W Talmudzie, w Ketubot 111 czytamy, że Bóg kazał przysiąc narodowi żydowskiemu, że podczas diaspory nie będzie obalał porządku narodów świata i że w żaden sposób nie będzie dążył do stworzenia nowego państwa. Prawdziwy Izrael zostanie odbudowany jedynie wtedy kiedy przyjdzie Mesjasz. W żaden sposób nie należy przyspieszać jego nadejścia. To z tego powodu sprzeciwiamy się syjonizmowi – sama księga Torah jest mu przeciwna. Syjonizm nie został stworzony po to by jednoczyć, ale by odłączyć naród żydowski od jego głębokich korzeni i przekształcić go w społeczność zupełnie różną od pierwotnej – w społeczność, która pozbawiona jest całkowicie swych korzeni religijnych.
Jesteście zażartymi wrogami wojska i w sposób bardzo energiczny sprzeciwiacie się obowiązkowej służbie wojskowej. Rząd jednakże wprowadził nowe przepisy, który ułatwiają wstąpienie do armii Żydom ultra-ortodoksyjnym i wielu młodych haredów zaciąga się...
Jak chodzi o niedawne werbowanie się niektórych haredów – mogę ci powiedzieć, że ktokolwiek to robi – automatycznie przestaje być osobą religijną. Zapewniam cię, że haredów w wojsku nie ma. Nawet gdy osoby o których mowa modlą się i poszczą oraz noszą peyot i tzitzit – nie czyni to z nich wierzących Żydów.
Jakie są aktualnie wasze stosunki z ruchami palestyńskimi? Dziś wydaje się, że doszło do otwartego starcia pomiędzy Fatah i Hamas'em. Po czyjej stronie stoicie?
Nie jesteśmy instytucją polityczną, ale podmiotem ideologicznym. Z tego powodu pozostajemy w kontakcie tak z Hamas'em jak i z Fatah. Nie osądzamy ich sporów wewnętrznych – interesuje nas wspólna walka, którą prowadzimy przeciwko Izraelowi, pomimo odmiennej techniki jakiej używamy. Aktywnie wspieramy walkę Palestyńczyków o wyzwolenie terytorium. My wszyscy faktycznie czujemy się Palestyńczykami. Uważamy, że syjonizm nie posiada żadnego prawa do rządzenia tą ziemią. Pomysł 2 państw jest dla nas bezsensowny. Powinna być tylko jedna Palestyna dla dwóch narodów.
Czy uważacie, ze Shoah został opracowany przez syjonistów?
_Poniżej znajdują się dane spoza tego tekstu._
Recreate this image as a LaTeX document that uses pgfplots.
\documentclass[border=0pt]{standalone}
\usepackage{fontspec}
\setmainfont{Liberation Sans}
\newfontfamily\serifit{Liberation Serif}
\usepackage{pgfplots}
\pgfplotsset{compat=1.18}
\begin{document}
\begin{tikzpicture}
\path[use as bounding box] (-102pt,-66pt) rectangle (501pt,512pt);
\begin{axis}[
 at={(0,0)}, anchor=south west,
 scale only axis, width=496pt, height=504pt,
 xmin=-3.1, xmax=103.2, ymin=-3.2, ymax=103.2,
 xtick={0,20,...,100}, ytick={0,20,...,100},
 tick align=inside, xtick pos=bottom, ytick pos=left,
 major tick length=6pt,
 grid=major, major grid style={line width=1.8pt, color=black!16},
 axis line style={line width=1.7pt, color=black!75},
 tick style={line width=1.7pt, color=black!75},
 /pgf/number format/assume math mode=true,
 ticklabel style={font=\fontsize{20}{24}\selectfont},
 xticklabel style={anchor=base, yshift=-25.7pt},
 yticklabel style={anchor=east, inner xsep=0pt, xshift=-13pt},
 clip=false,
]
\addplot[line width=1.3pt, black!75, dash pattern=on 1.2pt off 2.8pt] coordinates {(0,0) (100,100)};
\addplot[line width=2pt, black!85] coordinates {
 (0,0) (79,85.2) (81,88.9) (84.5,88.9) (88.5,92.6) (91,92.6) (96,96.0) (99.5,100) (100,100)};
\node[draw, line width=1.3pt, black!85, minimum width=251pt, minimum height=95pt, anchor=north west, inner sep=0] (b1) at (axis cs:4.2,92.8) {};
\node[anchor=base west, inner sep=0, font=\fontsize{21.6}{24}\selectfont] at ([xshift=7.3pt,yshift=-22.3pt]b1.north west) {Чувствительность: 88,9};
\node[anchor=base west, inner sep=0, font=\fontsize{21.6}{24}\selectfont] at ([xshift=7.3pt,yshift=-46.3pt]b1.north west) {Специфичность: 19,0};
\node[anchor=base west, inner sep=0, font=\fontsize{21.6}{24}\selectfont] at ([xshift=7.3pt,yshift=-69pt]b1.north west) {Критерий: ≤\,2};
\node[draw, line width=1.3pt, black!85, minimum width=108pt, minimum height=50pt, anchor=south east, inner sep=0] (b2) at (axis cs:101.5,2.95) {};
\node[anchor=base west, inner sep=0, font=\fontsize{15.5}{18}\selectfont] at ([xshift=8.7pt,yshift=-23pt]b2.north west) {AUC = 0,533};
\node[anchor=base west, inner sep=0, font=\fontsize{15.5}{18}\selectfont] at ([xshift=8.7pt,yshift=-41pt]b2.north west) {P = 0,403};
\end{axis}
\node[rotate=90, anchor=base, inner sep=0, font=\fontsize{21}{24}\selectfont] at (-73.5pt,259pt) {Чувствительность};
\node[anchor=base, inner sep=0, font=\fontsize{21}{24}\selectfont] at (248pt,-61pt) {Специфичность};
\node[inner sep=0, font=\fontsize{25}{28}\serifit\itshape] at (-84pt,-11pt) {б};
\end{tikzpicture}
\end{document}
Dziś, kiedy znajdziecie się w Yad Vashem opowiadają wam, że syjoniści uratowali naród żydowski, podczas gdy współpracowali na rzecz eksterminacji jego części.
Gdy zaczynał się holokaust przywódca syjonistów węgierskich powiedział: "Jedynie przy pomocy krwi będziemy mogli mieć nasze państwo. Im więcej Żydów zostanie zabitych podczas Shoah – tym łatwiej będzie nam stworzyć państwo". Po czy dodał: "Jedna krowa w Izraelu ma dla nas większą wartość niż 1000 Żydów na Węgrzech".
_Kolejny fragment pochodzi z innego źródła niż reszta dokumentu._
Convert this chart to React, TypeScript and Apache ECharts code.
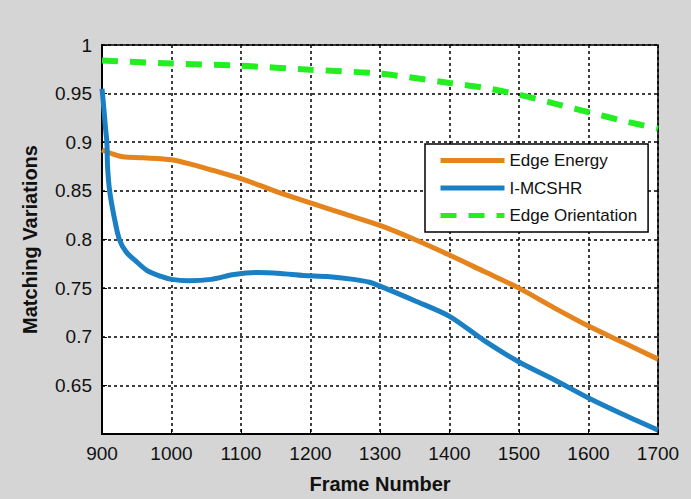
import React, { useEffect, useRef } from "react";
import * as echarts from "echarts";

const xTicks = [900, 1000, 1100, 1200, 1300, 1400, 1500, 1600, 1700];
const yTicks = [0.65, 0.7, 0.75, 0.8, 0.85, 0.9, 0.95, 1];

const energyFrames = [900, 915, 930, 960, 1000, 1030, 1060, 1100, 1150, 1200, 1250, 1300, 1350, 1400, 1450, 1500, 1550, 1600, 1650, 1700];
const energyValues = [0.892, 0.888, 0.885, 0.884, 0.882, 0.877, 0.871, 0.8626, 0.8495, 0.8376, 0.826, 0.8145, 0.8, 0.784, 0.767, 0.75, 0.73, 0.711, 0.694, 0.677];

const mcshrFrames = [900, 902, 905, 907, 908, 911, 917, 925, 935, 950, 965, 985, 1000, 1024, 1057, 1090, 1124, 1157, 1190, 1224, 1262, 1285, 1300, 1350, 1400, 1450, 1500, 1550, 1600, 1650, 1700];
const mcshrValues = [0.955, 0.94, 0.915, 0.9, 0.875, 0.85, 0.825, 0.8, 0.787, 0.777, 0.768, 0.762, 0.759, 0.7576, 0.759, 0.764, 0.766, 0.765, 0.763, 0.762, 0.759, 0.756, 0.752, 0.737, 0.721, 0.696, 0.674, 0.656, 0.637, 0.62, 0.604];

const orientFrames = [900, 1000, 1100, 1200, 1300, 1400, 1450, 1500, 1550, 1600, 1650, 1700];
const orientValues = [0.984, 0.981, 0.9786, 0.9745, 0.9705, 0.961, 0.956, 0.949, 0.94, 0.931, 0.922, 0.914];

const seriesNames = ["Edge Energy", "I-MCSHR", "Edge Orientation"];

const zip = (xs: number[], ys: number[]) => xs.map((x, i) => [x, ys[i]]);

export default function App() {
  const ref = useRef<HTMLDivElement>(null);
  useEffect(() => {
    document.body.style.margin = "0";
    if (!ref.current) return;
    const chart = echarts.init(ref.current, undefined, { renderer: "svg" });
    const font = "Liberation Sans, Arial, sans-serif";
    chart.setOption({
      animation: false,
      backgroundColor: "#d5d5d5",
      grid: {
        left: 102,
        right: 33,
        top: 45,
        bottom: 63,
        show: true,
        backgroundColor: "#ffffff",
        borderColor: "#000000",
        borderWidth: 1.5,
      },
      xAxis: {
        type: "value",
        min: xTicks[0],
        max: xTicks[xTicks.length - 1],
        interval: 100,
        name: "Frame Number",
        nameLocation: "middle",
        nameGap: 40,
        nameTextStyle: { fontFamily: font, fontSize: 20, fontWeight: "bold", color: "#111" },
        axisLine: { show: true, lineStyle: { color: "#000", width: 2 } },
        axisTick: { show: true, inside: true, length: 5, lineStyle: { color: "#000" } },
        axisLabel: { fontFamily: font, fontSize: 19, color: "#111", margin: 10, formatter: (v: number) => String(v) },
        splitLine: { show: true, lineStyle: { color: "#000", type: [3, 3], width: 1.5 } },
      },
      yAxis: {
        type: "value",
        min: 0.6,
        max: 1,
        interval: 0.05,
        name: "Matching Variations",
        nameLocation: "middle",
        nameGap: 62,
        nameTextStyle: { fontFamily: font, fontSize: 20, fontWeight: "bold", color: "#111" },
        axisLine: { show: true, lineStyle: { color: "#000", width: 2 } },
        axisTick: { show: true, inside: true, length: 5, lineStyle: { color: "#000" } },
        axisLabel: {
          fontFamily: font,
          fontSize: 19,
          color: "#111",
          margin: 10,
          showMinLabel: false,
          formatter: (v: number) => {
            const r = Math.round(v * 100) / 100;
            return yTicks.some((t) => Math.abs(t - r) < 1e-6) ? String(r) : "";
          },
        },
        splitLine: { show: true, lineStyle: { color: "#000", type: [3, 3], width: 1.5 } },
      },
      legend: {
        orient: "vertical",
        left: 425,
        top: 144,
        padding: [8, 11, 8, 13],
        itemGap: 10.5,
        itemWidth: 64,
        itemHeight: 14,
        backgroundColor: "#ffffff",
        borderColor: "#000000",
        borderWidth: 1.5,
        borderRadius: 0,
        itemStyle: { opacity: 0 },
        lineStyle: { width: 5 },
        data: seriesNames,
        textStyle: { fontFamily: font, fontSize: 17, color: "#111", lineHeight: 17 },
      },
      series: [
        {
          name: seriesNames[0],
          type: "line",
          data: zip(energyFrames, energyValues),
          symbol: "none",
          smooth: 0.3,
          lineStyle: { color: "#e5841c", width: 5 },
          itemStyle: { color: "#e5841c" },
        },
        {
          name: seriesNames[1],
          type: "line",
          data: zip(mcshrFrames, mcshrValues),
          symbol: "none",
          smooth: 0.3,
          lineStyle: { color: "#1b7fc3", width: 5 },
          itemStyle: { color: "#1b7fc3" },
        },
        {
          name: seriesNames[2],
          type: "line",
          data: zip(orientFrames, orientValues),
          symbol: "none",
          smooth: 0.3,
          lineStyle: { color: "#22ee22", width: 6, type: [16, 12] },
          itemStyle: { color: "#22ee22" },
        },
      ],
    });
    return () => chart.dispose();
  }, []);
  return <div ref={ref} style={{ width: 691, height: 499 }} />;
}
To są bardzo surowe oskarżenia. Bardzo podobne do wyrażonych przez byłego prezydenta Iranu – Mahmouda Ahmadinejad'a. Jak rabin odpowiada na oskarżenia o negacjonizm?
Nade wszystko należy powiedzieć, że Irańczycy nigdy nie negowali zaistnienia Shoah. Myśmy zorganizowali kilka lat temu razem z władzami irańskimi wspólną konferencję po to by przeanalizować holokaust w sposób krytyczny. To syjoniści powiedzieli, że nasza konferencja miała na celu negację holokaustu. Jedyna faktyczna broń jakiej syjoniści mogą użyć przeciwko Irańczykom by pokazać ich w złym świetle w oczach całego świata to oskarżanie ich o negacjonizm. Można się z tego uśmiać przypominając, że obecnie w Iranie żyje ponad 30 000 Żydów całkowicie równouprawnionych z Irańczykami – nawet bardziej niż ma to miejsce w przypadku muzułmanów.
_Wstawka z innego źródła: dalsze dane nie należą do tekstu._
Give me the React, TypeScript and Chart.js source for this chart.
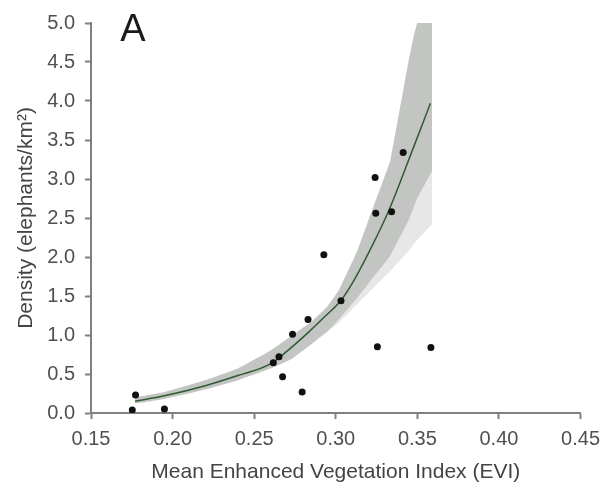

Czy ze strony władz państwa były na rabina wywierane jakieś naciski lub grożono mu ze względu na te jego skrajne poglądy?
Zawsze! Od lat jestem kontrolowany i otrzymuję pogróżki. Przecież tak ja jak i inni należący do Neturei Karta jesteśmy w stanie wojny z państwem syjonistycznym.
Przechodząc do spraw aktualnych – jaki pogląd macie na obecną sytuację na Bliskim Wschodzie, włącznie z wojną w Syrii i z terroryzmem?
To syjoniści stworzyli problem nienawiści anty-żydowskiej w świecie musułmańskim. Prawda jest taka, że to oni są najważniejszym ugrupowaniem terrorystycznym na Bliskim Wschodzie. Ten, kto zna trochę historii wie, że to właśnie syjoniści jako pierwsi rozbudowali ideologię terroru.
Podczas brytyjskiego mandatu w Palestynie podłożyli bomby pod King David Hotel i przeprowadzili inne zamachy – po czym nazywają Arabów terrorystami. To syjoniści byli nauczycielami terroryzmu! Poinstruowali świat jak się produkuje terroryzm. Podobnie jak w roku 1948, kiedy to przejęli palestyńskie dzieci z Deir Yassin i zamordowali je w potworny sposób.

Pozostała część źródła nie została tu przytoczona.